5 Storytelling Ideas For Interactive Marketing

5 Storytelling Ideas For Interactive Marketing
December 6, 2018

Looking to spice up your content marketing? Here are 5 tips from the MTA experts on how you can tell stories more effectively in this time of interactive content.


Storytelling is the oldest form of communication. From petroglyphs to 1080p videos, we have sure evolved tremendously, but the fundamentals of storytelling remain the same. Marketers routinely use storytelling to appeal to the emotional side of their audience to influence purchase decisions.


In this article, we present 5 tips from the MTA experts on how you can enhance storytelling in the age of interactive marketing.


1. Follow the Right Format for a Compelling Narrative

Ludwig van Beethoven composed Für Elise in 1810 to propose to Therese Malfatti. Although Therese did not accept the proposal, the bagatelle (a short music composition) became immortal due to its structure. The song follows the perfect format for storytelling. It starts with a simple motif, builds tension (listen to the track at 1:33), resolves it and goes back to its original motif while hooking listeners from the get-go.

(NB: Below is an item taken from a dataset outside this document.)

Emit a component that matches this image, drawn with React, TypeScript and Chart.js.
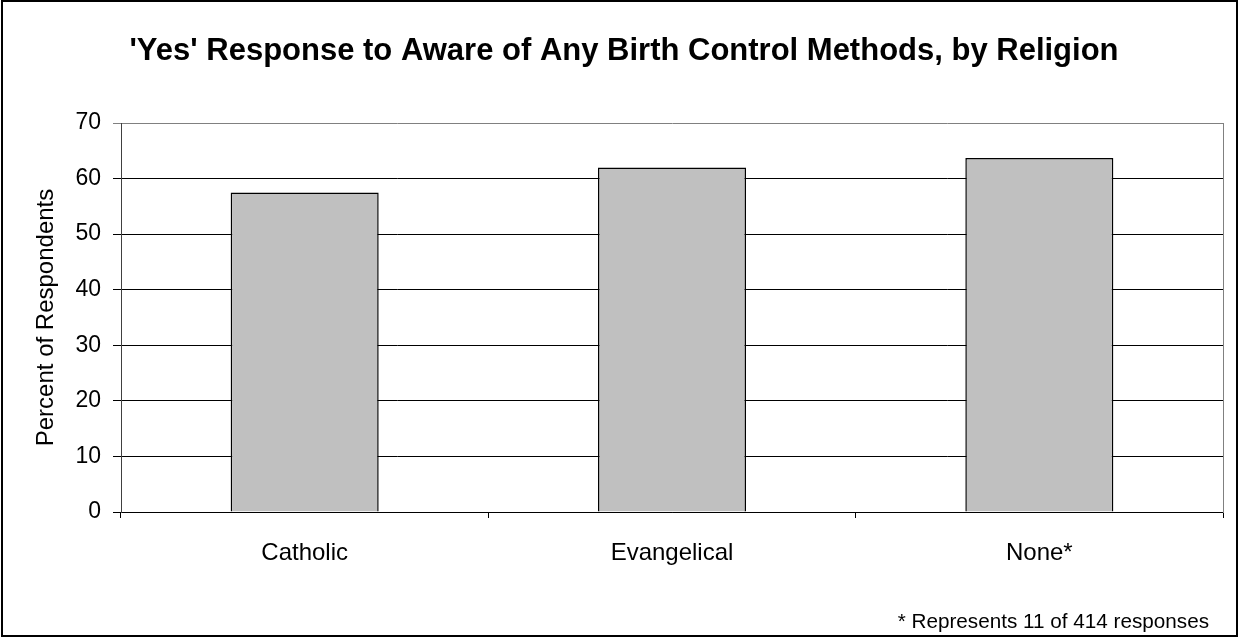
import React, { useEffect, useRef } from 'react';
import { Chart, registerables } from 'chart.js';

Chart.register(...registerables);

const categories: string[] = ['Catholic', 'Evangelical', 'None*'];
const yesPercent: number[] = [57.5, 62.0, 63.7];
const yMin = 0;
const yMax = 70;
const yStep = 10;
const titleText = "'Yes' Response to Aware of Any Birth Control Methods, by Religion";
const yAxisTitle = 'Percent of Respondents';
const footnote = '* Represents 11 of 414 responses';

const FONT = "'Liberation Sans', Arial, Helvetica, sans-serif";

const framePlugin = {
  id: 'frameAndNote',
  afterDraw(chart: any) {
    const { ctx, width, height } = chart;
    ctx.save();
    ctx.fillStyle = '#000';
    ctx.font = `20.7px ${FONT}`;
    ctx.textAlign = 'right';
    ctx.textBaseline = 'alphabetic';
    ctx.fillText(footnote, 1209, 628);
    ctx.strokeStyle = '#000';
    ctx.lineWidth = 2;
    ctx.strokeRect(2, 1, width - 3, height - 2);
    ctx.restore();
  },
};

export default function App() {
  const ref = useRef<HTMLCanvasElement | null>(null);
  useEffect(() => {
    if (!ref.current) return;
    const chart = new Chart(ref.current, {
      type: 'bar',
      data: {
        labels: categories,
        datasets: [
          {
            label: 'Yes',
            data: yesPercent,
            backgroundColor: '#c0c0c0',
            borderColor: '#000000',
            borderWidth: 1.5,
            barPercentage: 0.403,
            categoryPercentage: 1,
          },
        ],
      },
      options: {
        responsive: false,
        animation: false,
        layout: { padding: { left: 10, right: 0, top: 0, bottom: 0 } },
        plugins: {
          legend: { display: false },
          tooltip: { enabled: false },
          title: {
            display: true,
            text: titleText,
            color: '#000',
            font: { family: FONT, size: 31, weight: 'bold', lineHeight: 1.2 },
            padding: { top: 33, bottom: 52.8 },
          },
        },
        scales: {
          x: {
            offset: true,
            grid: {
              offset: true,
              drawOnChartArea: false,
              drawTicks: true,
              tickLength: 6,
              color: '#000',
            },
            border: { display: true, color: '#000', width: 1 },
            ticks: {
              color: '#000',
              font: { family: FONT, size: 24 },
              padding: 21,
              maxRotation: 0,
            },
            afterFit: (scale: any) => {
              scale.height = 125;
            },
          },
          y: {
            min: yMin,
            max: yMax,
            ticks: {
              stepSize: yStep,
              color: '#000',
              font: { family: FONT, size: 23 },
              padding: 12,
            },
            grid: {
              color: (ctx: any) => (ctx.tick && ctx.tick.value === yMax ? '#808080' : '#000'),
              tickLength: 8,
              drawTicks: true,
            },
            border: { display: true, color: '#404040', width: 1 },
            title: {
              display: true,
              text: yAxisTitle,
              color: '#000',
              font: { family: FONT, size: 24 },
              padding: { top: 22, bottom: 0 },
            },
            afterFit: (scale: any) => {
              scale.width = 111;
            },
          },
          y2: {
            position: 'right',
            min: yMin,
            max: yMax,
            grid: { display: false, drawTicks: false },
            ticks: { display: false },
            border: { display: true, color: '#808080', width: 1 },
            afterFit: (scale: any) => {
              scale.width = 15;
            },
          },
        },
      },
      plugins: [framePlugin],
    } as any);
    return () => chart.destroy();
  }, []);

  return (
    <div style={{ position: 'fixed', left: 0, top: 0, width: 1238, height: 637, background: '#fff' }}>
      <canvas ref={ref} width={1238} height={637} style={{ display: 'block' }} />
    </div>
  );
}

In an interview with MTA, Henry Bruce (SVP Marketing, Contently) said, “Joe Lazauskas, director of content strategy at Contently has four keys to storytelling that he uses like a checklist: tension, fluency, relatability, and novelty. A trend we’re really interested in is how storytelling is starting to pop up across the organization, not just in marketing.”


Using these four characteristics is crucial to forming the foundation of a great story.


2. Use AR to Deliver Better CX

Released in July 2016, Pokémon GO instantly became a sensation due to its use of augmented reality mixed brilliantly with nostalgia. AR offers the perfect way to convey stories through part-real and part-virtual media, leading to increased audience engagement.

Explaining how AR can address information asymmetry and deliver a deeper product experience, Clifford Gross (CEO, Lucyd) explains, “AR glasses, headsets, and applications have the potential to help brands, retailers, and e-commerce companies give consumers an even deeper look at their products throughout all stages of the buyer’s journey.” He further says, “Smart marketers will be able to use AR to provide the right amount of transparency and helpful information to users in real-time, to make them feel like they have all the information they need to make an informed buying decision.”


3. Utilize 360-degree and Interactive Videos


World Wrestling Entertainment, Inc (WWE) is a well-known American media and pro-wrestling company. Since we’re talking about videos, WWE is among the top 10 most-subscribed channels on YouTube, due to its astonishing rate of churning out new content and constant innovation. Here is an example of a 360-degree video that was released by WWE almost 3 years ago:

The massive success of WWE lies in their approach to prioritizing video over other forms. While speaking with MTA, Guy Atzmon, SVP of Product & Creative, SundaySky said, “Start to treat video as a strategy rather than a tactic.  Planning out an annual video cadence with multiple channels, sub-audiences and specific goals for each touchpoint will help build a creative and productive execution plan that will maximize time and money, enabling optimal re-use across channels.”


4. Use Data Visualization to Tell Stories

Do you know that during the holiday shopping season:


- 52% don’t want to see holiday ads till November

- 50%+ will wait till December to buy gifts

- 17% plan to do their shopping before Thanksgiving

Now, if you are a casual reader, you’ll probably scroll past the above stats without reading them, but would you stop scrolling if they above stats are presented like this?

Full Infographic can be found here.


Of course, you would! Because visual representation is much more easily comprehensible than a barrage of text and numbers. Emphasizing the importance of interactive content for audience engagement, Nadjya Ghausi (VP of Marketing, Prezi) says, “An interactive approach to sharing data helps to simplify complex information, so audiences can better absorb it. And it makes the data itself a story. That’s especially important, because even if audiences aren’t likely to remember all of your data points they will remember a great story you told them about those data points.”


5. Use Chatbots for Conversational Storytelling


Lego has an amazingly witty chatbot called Ralph that lets you choose the right gift. I was trying it out to see how it works, and here is how the conversation went:

And so on...


Chatbots offer a great opportunity for brand storytelling that is consistent with the brand tone, voice and persona. Although they are largely used for order processing and recommendations, thanks to conversational commerce, it won’t be long before chatbots expand into other areas as well.


It is necessary to simplify basic interactions for chatbots to provide great service. Katie Hickey (Marketing Manager, Usabilla) says, “The strength of chatbots lies in the convenience they provide. In an ideal situation, a customer with a simple request or question can contact a chatbot to get an immediate solution. Since more than half of customers are likely to ditch an online purchase if they can’t find a quick answer to their question, chatbots used correctly can deter cart abandonment.”


In Conclusion

Although the formats of content and communication may change, the fundamentals of storytelling will always remain the same. Hope these 5 ideas inspire you and spur your storytelling to new heights.